The Bernstein condition provides a clean characterization of when a variable is sub-exponential via its moments:

Definition

Bernstein Condition

A centered random variable $X$ satisfies the Bernstein condition with parameter $b$ if and only if for all integers $k \geq 2$ :

$\mathbb{E}[|X|^k] \leq \frac{k!}{2} \cdot b^{k-2} \cdot \mathbb{E}[X^2]$

This is equivalent to being sub-exponential. The condition says that higher moments grow at most factorially (like those of an exponential distribution), not faster.

The contrast: sub-Gaussian variables have moments growing like $\mathbb{E}[|X|^k] \leq (C\sigma)^k \cdot k^{k/2}$ , which is slower than factorial. Sub-exponential variables have factorial moment growth, which is faster but still controlled.

Where Each Fails

Sub-Gaussian fails for heavy-tailed data

Many real-world distributions have heavier tails than sub-Gaussian: log-normal returns in finance, power-law degree distributions in networks, and noise in robust statistics. For these, even sub-exponential can be too restrictive, and you may need polynomial tail bounds (finite moments only) or heavy-tailed concentration tools like the median-of-means estimator.

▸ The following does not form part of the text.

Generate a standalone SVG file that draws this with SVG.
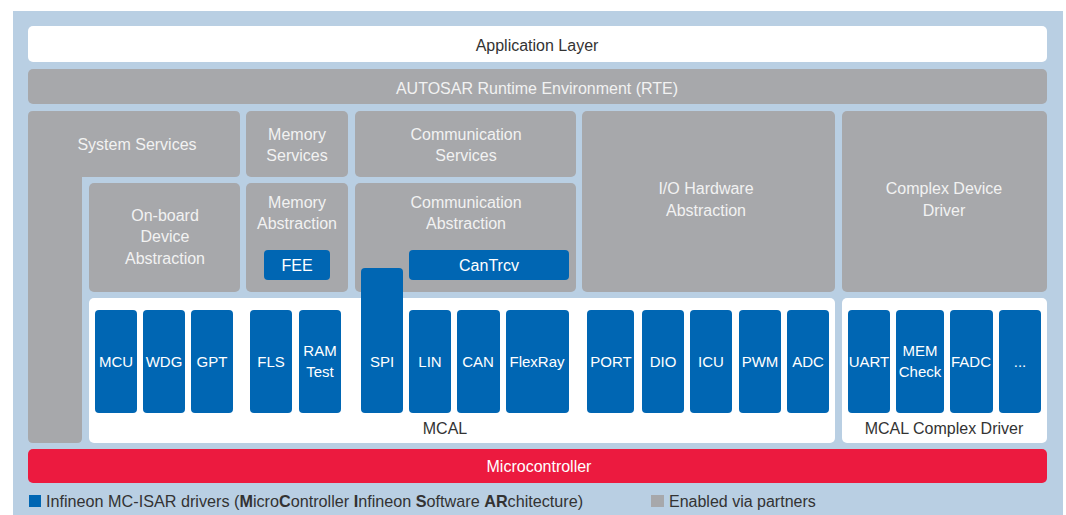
<svg xmlns="http://www.w3.org/2000/svg" width="1066" height="515" viewBox="0 0 1066 515">
<style>
  .g{fill:#a7a8ab}
  .w{fill:#ffffff}
  .b{fill:#0066b3}
  .t{font-family:"Liberation Sans",Arial,sans-serif;font-size:16px;text-anchor:middle}
  .s{font-size:15px}
  .lt{fill:#f2f2f2}
  .dk{fill:#333333}
  .wt{fill:#ffffff}
</style>
<rect x="0" y="0" width="1066" height="515" fill="#ffffff"/>
<rect x="13" y="11" width="1050" height="504" fill="#b9cfe3"/>

<g id="app-layer">
  <rect class="w" x="28" y="26" width="1019" height="36" rx="5"/>
  <text class="t dk" x="537" y="51">Application Layer</text>
</g>
<g id="rte">
  <rect class="g" x="28" y="69" width="1019" height="35" rx="5"/>
  <text class="t lt" x="537" y="94">AUTOSAR Runtime Environment (RTE)</text>
</g>
<g id="system-services">
  <path class="g" d="M33 111 H235 Q240 111 240 116 V172 Q240 177 235 177 H82 V438 Q82 443 77 443 H33 Q28 443 28 438 V116 Q28 111 33 111 Z"/>
  <text class="t lt" x="137" y="150">System Services</text>
</g>
<g id="memory-services">
  <rect class="g" x="246" y="111" width="102" height="66" rx="5"/>
  <text class="t lt" x="297" y="140">Memory</text>
  <text class="t lt" x="297" y="161">Services</text>
</g>
<g id="communication-services">
  <rect class="g" x="355" y="111" width="221" height="66" rx="5"/>
  <text class="t lt" x="466" y="140">Communication</text>
  <text class="t lt" x="466" y="161">Services</text>
</g>
<g id="io-hw-abstraction">
  <rect class="g" x="582" y="111" width="253" height="181" rx="5"/>
  <text class="t lt" x="706" y="194">I/O Hardware</text>
  <text class="t lt" x="706" y="216">Abstraction</text>
</g>
<g id="complex-device-driver">
  <rect class="g" x="842" y="111" width="205" height="181" rx="5"/>
  <text class="t lt" x="944" y="194">Complex Device</text>
  <text class="t lt" x="944" y="216">Driver</text>
</g>
<g id="onboard-device-abstraction">
  <rect class="g" x="89" y="183" width="151" height="109" rx="5"/>
  <text class="t lt" x="165" y="221">On-board</text>
  <text class="t lt" x="165" y="242">Device</text>
  <text class="t lt" x="165" y="264">Abstraction</text>
</g>
<g id="memory-abstraction">
  <rect class="g" x="246" y="183" width="102" height="109" rx="5"/>
  <text class="t lt" x="297" y="208">Memory</text>
  <text class="t lt" x="297" y="229">Abstraction</text>
</g>
<g id="fee">
  <rect class="b" x="264" y="250" width="66" height="30" rx="4"/>
  <text class="t wt" x="297" y="271">FEE</text>
</g>
<g id="communication-abstraction">
  <rect class="g" x="355" y="183" width="221" height="109" rx="5"/>
  <text class="t lt" x="466" y="208">Communication</text>
  <text class="t lt" x="466" y="229">Abstraction</text>
</g>
<g id="cantrcv">
  <rect class="b" x="409" y="250" width="160" height="30" rx="4"/>
  <text class="t wt" x="489" y="271">CanTrcv</text>
</g>
<g id="mcal">
  <rect class="w" x="89" y="298" width="746" height="145" rx="5"/>
  <text class="t dk" x="445" y="434">MCAL</text>
</g>
<g id="mcal-complex-driver">
  <rect class="w" x="842" y="298" width="205" height="145" rx="5"/>
  <text class="t dk" x="944" y="434">MCAL Complex Driver</text>
</g>
<g id="spi">
  <rect class="b" x="361" y="268" width="42" height="145" rx="4"/>
  <text class="t s wt" x="382" y="367">SPI</text>
</g>
<g id="mcu"><rect class="b" x="95" y="310" width="42" height="103" rx="4"/><text class="t s wt" x="116" y="367">MCU</text></g>
<g id="wdg"><rect class="b" x="143" y="310" width="42" height="103" rx="4"/><text class="t s wt" x="164" y="367">WDG</text></g>
<g id="gpt"><rect class="b" x="191" y="310" width="42" height="103" rx="4"/><text class="t s wt" x="212" y="367">GPT</text></g>
<g id="fls"><rect class="b" x="250" y="310" width="42" height="103" rx="4"/><text class="t s wt" x="271" y="367">FLS</text></g>
<g id="ramtest"><rect class="b" x="299" y="310" width="42" height="103" rx="4"/><text class="t s wt" x="320" y="356">RAM</text><text class="t s wt" x="320" y="377">Test</text></g>
<g id="lin"><rect class="b" x="409" y="310" width="42" height="103" rx="4"/><text class="t s wt" x="430" y="367">LIN</text></g>
<g id="can"><rect class="b" x="457" y="310" width="43" height="103" rx="4"/><text class="t s wt" x="478" y="367">CAN</text></g>
<g id="flexray"><rect class="b" x="506" y="310" width="63" height="103" rx="4"/><text class="t s wt" x="537" y="367">FlexRay</text></g>
<g id="port"><rect class="b" x="587" y="310" width="47" height="103" rx="4"/><text class="t s wt" x="611" y="367">PORT</text></g>
<g id="dio"><rect class="b" x="642" y="310" width="42" height="103" rx="4"/><text class="t s wt" x="663" y="367">DIO</text></g>
<g id="icu"><rect class="b" x="690" y="310" width="42" height="103" rx="4"/><text class="t s wt" x="711" y="367">ICU</text></g>
<g id="pwm"><rect class="b" x="739" y="310" width="42" height="103" rx="4"/><text class="t s wt" x="760" y="367">PWM</text></g>
<g id="adc"><rect class="b" x="787" y="310" width="42" height="103" rx="4"/><text class="t s wt" x="808" y="367">ADC</text></g>
<g id="uart"><rect class="b" x="848" y="310" width="42" height="103" rx="4"/><text class="t s wt" x="869" y="367">UART</text></g>
<g id="memcheck"><rect class="b" x="896" y="310" width="48" height="103" rx="4"/><text class="t s wt" x="920" y="356">MEM</text><text class="t s wt" x="920" y="377">Check</text></g>
<g id="fadc"><rect class="b" x="950" y="310" width="43" height="103" rx="4"/><text class="t s wt" x="971" y="367">FADC</text></g>
<g id="more"><rect class="b" x="999" y="310" width="42" height="103" rx="4"/><text class="t s wt" x="1020" y="367">...</text></g>

<g id="microcontroller">
  <rect x="28" y="449" width="1019" height="34" rx="5" fill="#ec1a3f"/>
  <text class="t wt" x="539" y="472">Microcontroller</text>
</g>

<g id="legend">
  <rect class="b" x="29" y="495" width="12" height="12"/>
  <text class="dk" x="46" y="507" font-family="Liberation Sans, Arial, sans-serif" font-size="16.2">Infineon MC-ISAR drivers (<tspan font-weight="bold">M</tspan>icro<tspan font-weight="bold">C</tspan>ontroller <tspan font-weight="bold">I</tspan>nfineon <tspan font-weight="bold">S</tspan>oftware <tspan font-weight="bold">AR</tspan>chitecture)</text>
  <rect class="g" x="651" y="495" width="13" height="12"/>
  <text class="dk" x="669" y="507" font-family="Liberation Sans, Arial, sans-serif" font-size="16">Enabled via partners</text>
</g>
<g id="connectors"></g>
</svg>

Sub-Exponential fails for the heaviest tails

If $\mathbb{E}[e^{|X|/b}] = \infty$ for all $b$ , the variable is not sub-exponential. Pareto distributions, Cauchy distributions, and other power-law-tailed variables fall outside both classes. For these you need truncation or robust estimation techniques.

What to Memorize

	Sub-Gaussian	Sub-Exponential
Tail	$e^{-ct^2}$	$e^{-ct}$ (large $t$ )
MGF domain	All $\lambda$	$\lvert\lambda\rvert \leq 1/b$
Norm	$\psi_2$	$\psi_1$
Moment growth	$\sim \sigma\sqrt{p}$	$\sim bp$
Inclusion	Sub-Gaussian $\subset$ Sub-Exponential	(strictly larger)
Closed under	Addition, linear combinations	Addition, linear combinations
Products	$X \cdot Y$ is sub-exponential	No clean closure

Key facts to internalize:

Every sub-Gaussian variable is sub-exponential (but not vice versa)
$X$ sub-Gaussian $\Rightarrow$ $X^2$ sub-exponential
$\chi^2$ is the canonical sub-exponential-but-not-sub-Gaussian example
Bernstein's inequality is the concentration result for sub-exponential sums

When a Researcher Would Use Each

Example

Bounding the sample mean of bounded losses

The loss $\ell(h(x), y) \in [0, 1]$ is sub-Gaussian. Use sub-Gaussian concentration (Hoeffding). This is the standard setting in learning theory and gives the cleanest bounds.

Example

Bounding quadratic forms or variance estimates

The sample variance $\hat{\sigma}^2 = \frac{1}{n}\sum_i (X_i - \bar{X})^2$ involves squared terms. Each $(X_i - \bar{X})^2$ is sub-exponential when $X_i$ is sub-Gaussian. Use sub-exponential concentration (Bernstein-type bounds). This arises in covariance estimation, kernel methods, and random matrix theory.

Example

Analyzing inner products of random vectors

If $x, y \in \mathbb{R}^d$ have sub-Gaussian entries, their inner product $\langle x, y \rangle = \sum_i x_i y_i$ is a sum of products of sub-Gaussians, hence a sum of sub-exponential variables. Use sub-exponential concentration for the sum. This is central to compressed sensing and random projection arguments.

Common Confusions

Watch Out

Sub-exponential does not mean exponential distribution

The term "sub-exponential" means "tails no heavier than exponential." An exponential random variable is sub-exponential, but so are many others (chi-squared, squared Gaussians, products of Gaussians). The name describes a tail class, not a specific distribution.

Watch Out

The two-regime behavior of Bernstein is not a weakness

Bernstein's bound has a sub-Gaussian regime (small $t$ ) and a sub-exponential regime (large $t$ ). This is not a flaw. It is an accurate reflection of how sub-exponential sums actually behave. The bound is sharp in both regimes. The transition point $t^* \approx \sigma^2/b$ is where the tail character changes from Gaussian to exponential.